Why is Ukraine not Russia?

Paul Goble, translating and quoting Moscow commentator Igor Yakovenko, in the Georgian Daily: Ukraine is Escaping the Past but Russia is Not, Moscow Analyst Says:
Russia remains trapped in the grip of a desire to build “a new empire,” but “the chances for the realization of this project are not simply small. They are equal to zero. They do not exist.” Russia could play a role if it was willing to accept the status of a junior partner to the US, Europe or China, but Russians are not prepared to do this.
They are not prepared to give up their “messianic goals” or to recognize that Europe has moved beyond zero-sum politics, in which there are clear winners and losers, into a system in which all participants must take away something positive. Russians remain convinced that any victory for them requires a defeat for others, and vice versa.

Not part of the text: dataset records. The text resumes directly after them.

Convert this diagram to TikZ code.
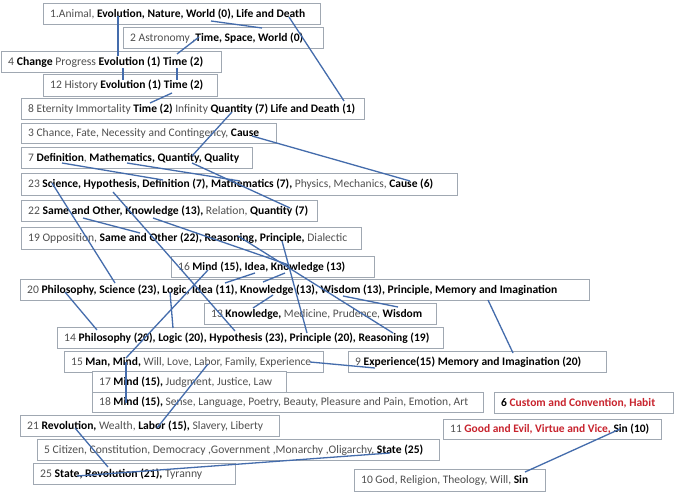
\documentclass[tikz,border=0pt]{standalone}
\usepackage{fontspec}
\setmainfont{Carlito}
\definecolor{reg}{RGB}{80,80,80}
\definecolor{lnk}{RGB}{68,108,172}
\definecolor{brd}{RGB}{160,168,178}
\definecolor{rd}{RGB}{200,35,45}
\newcommand\R[1]{\textcolor{reg}{\relax#1}}
\newcommand\B[1]{\textbf{#1}}
\newcommand\bx[7]{\node[box, minimum width=#4pt, minimum height=#5pt] (b#1) at (#2,#3) {};
  \node[txt] (t#1) at ([xshift=7pt]b#1.west) {\resizebox{#6pt}{!}{#7}};}
\newcommand\lk[5]{\coordinate (#1a) at (#2,#3); \coordinate (#1b) at (#4,#5); \draw[link] (#1a) -- (#1b);}
\begin{document}
\begin{tikzpicture}[x=1pt,y=-1pt,
  box/.style={draw=brd, line width=0.9pt, fill=white, anchor=north west, inner sep=0pt},
  txt/.style={anchor=west, inner sep=0pt, font=\fontsize{11}{13}\selectfont},
  link/.style={draw=lnk, line width=1.3pt}]
\useasboundingbox[fill=white] (0,0) rectangle (676,494);
\bx{1}{43}{3}{277}{21}{255}{\R{1.Animal, }\B{Evolution, Nature, World (0), Life and Death}}
\bx{2}{123}{27}{200}{21}{173}{\R{2 Astronomy ,}\B{Time, Space, World (0)}}
\bx{4}{1}{51}{220}{21}{195}{\R{4 }\B{Change}\R{ Progress }\B{Evolution (1) Time (2)}}
\bx{12}{43}{74}{174}{22}{153}{\R{12 History }\B{Evolution (1) Time (2)}}
\bx{8}{21}{98}{343}{21}{327}{\R{8 Eternity Immortality }\B{Time (2)}\R{ Infinity }\B{Quantity (7) Life and Death (1)}}
\bx{3}{21}{123}{255}{20}{231}{\R{3 Chance, Fate, Necessity and Contingency, }\B{Cause}}
\bx{7}{21}{147}{231}{21}{211}{\R{7 }\B{Definition}\R{, }\B{Mathematics, Quantity, Quality}}
\bx{23}{21}{173}{436}{22}{405}{\R{23 }\B{Science, Hypothesis, Definition (7), Mathematics (7),}\R{ Physics, Mechanics, }\B{Cause (6)}}
\bx{22}{21}{200}{296}{21}{280}{\R{22 }\B{Same and Other, Knowledge (13),}\R{ Relation, }\B{Quantity (7)}}
\bx{19}{21}{227}{340}{22}{319}{\R{19 Opposition, }\B{Same and Other (22), Reasoning, Principle,}\R{ Dialectic}}
\bx{16}{171}{256}{203}{21}{167}{\R{16 }\B{Mind (15), Idea, Knowledge (13)}}
\bx{20}{20}{279}{569}{21}{530}{\R{20 }\B{Philosophy, Science (23), Logic, Idea (11), Knowledge (13), Wisdom (13), Principle, Memory and Imagination}}
\bx{13}{204}{303}{232}{21}{211}{\R{13 }\B{Knowledge,}\R{ Medicine, Prudence, }\B{Wisdom}}
\bx{14}{57}{327}{386}{21}{365}{\R{14 }\B{Philosophy (20), Logic (20), Hypothesis (23), Principle (20), Reasoning (19)}}
\bx{15}{64}{351}{259}{21}{240}{\R{15 }\B{Man, Mind,}\R{ Will, Love, Labor, Family, Experience}}
\bx{9}{348}{351}{258}{21}{226}{\R{9 }\B{Experience(15) Memory and Imagination (20)}}
\bx{17}{92}{371}{194}{21}{173}{\R{17 }\B{Mind (15),}\R{ Judgment, Justice, Law}}
\bx{18}{92}{392}{391}{20}{369}{\R{18 }\B{Mind (15),}\R{ Sense, Language, Poetry, Beauty, Pleasure and Pain, Emotion, Art}}
\bx{6}{494}{392}{179}{21}{154}{\B{6 }\textcolor{rd}{\B{Custom and Convention, Habit}}}
\bx{21}{20}{415}{259}{21}{236}{\R{21 }\B{Revolution,}\R{ Wealth, }\B{Labor (15),}\R{ Slavery, Liberty}}
\bx{11}{443}{419}{218}{20}{199}{\R{11 }\textcolor{rd}{\B{Good and Evil, Virtue and Vice,}} \B{Sin (10)}}
\bx{5}{37}{439}{402}{21}{379}{\R{5 Citizen, Constitution, Democracy ,Government ,Monarchy ,Oligarchy, }\B{State (25)}}
\bx{25}{33}{463}{202}{21}{162}{\R{25 }\B{State, Revolution (21),}\R{ Tyranny}}
\bx{10}{354}{469}{191}{22}{167}{\R{10 God, Religion, Theology, Will, }\B{Sin}}
\lk{k1}{118}{16}{118}{56}
\lk{k2}{211}{21}{262}{28}
\lk{k3}{199}{37}{177}{54}
\lk{k4}{123}{68}{123}{80}
\lk{k5}{177}{68}{177}{80}
\lk{k6}{172}{93}{150}{103}
\lk{k7}{289}{17}{344}{101}
\lk{k8}{232}{112}{192}{156}
\lk{k9}{252}{136}{410}{181}
\lk{k10}{62}{163}{163}{180}
\lk{k11}{127}{163}{240}{181}
\lk{k12}{192}{163}{290}{208}
\lk{k13}{52}{183}{115}{283}
\lk{k14}{113}{192}{235}{331}
\lk{k15}{83}{218}{140}{233}
\lk{k16}{153}{218}{289}{265}
\lk{k17}{238}{236}{393}{333}
\lk{k18}{282}{241}{307}{333}
\lk{k19}{255}{273}{225}{283}
\lk{k20}{285}{273}{263}{282}
\lk{k21}{273}{295}{253}{308}
\lk{k22}{343}{296}{398}{307}
\lk{k23}{208}{270}{126}{358}
\lk{k24}{65}{292}{97}{330}
\lk{k25}{170}{292}{173}{328}
\lk{k26}{126}{362}{126}{403}
\lk{k27}{208}{364}{157}{428}
\lk{k28}{310}{362}{375}{368}
\lk{k29}{488}{300}{513}{353}
\lk{k30}{75}{428}{108}{467}
\lk{k31}{77}{476}{390}{453}
\lk{k32}{620}{429}{525}{472}
\end{tikzpicture}
\end{document}
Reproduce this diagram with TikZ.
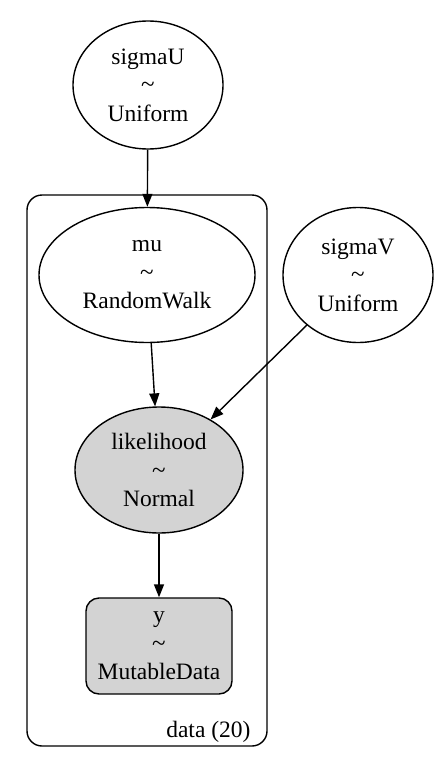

Moscow has “bought Schroeder, made friends with Berlusconi, purchased wholesale and retail experts and politicians in Eastern Europe, Western Europe and the United States.” But this has not brought Russia happiness, because Russia is not in a position to achieve its messianic goal of a new empire.
This then, Yakovenko argues, is “the main distinction of Russia and Ukraine.” Russia continues to think that it is an empire, to celebrate its size and power as the main things. But Ukraine is rapidly moving toward an acceptance of the reality that it is a second-tier country that must cooperate with others in a European fashion in order to survive and flourish.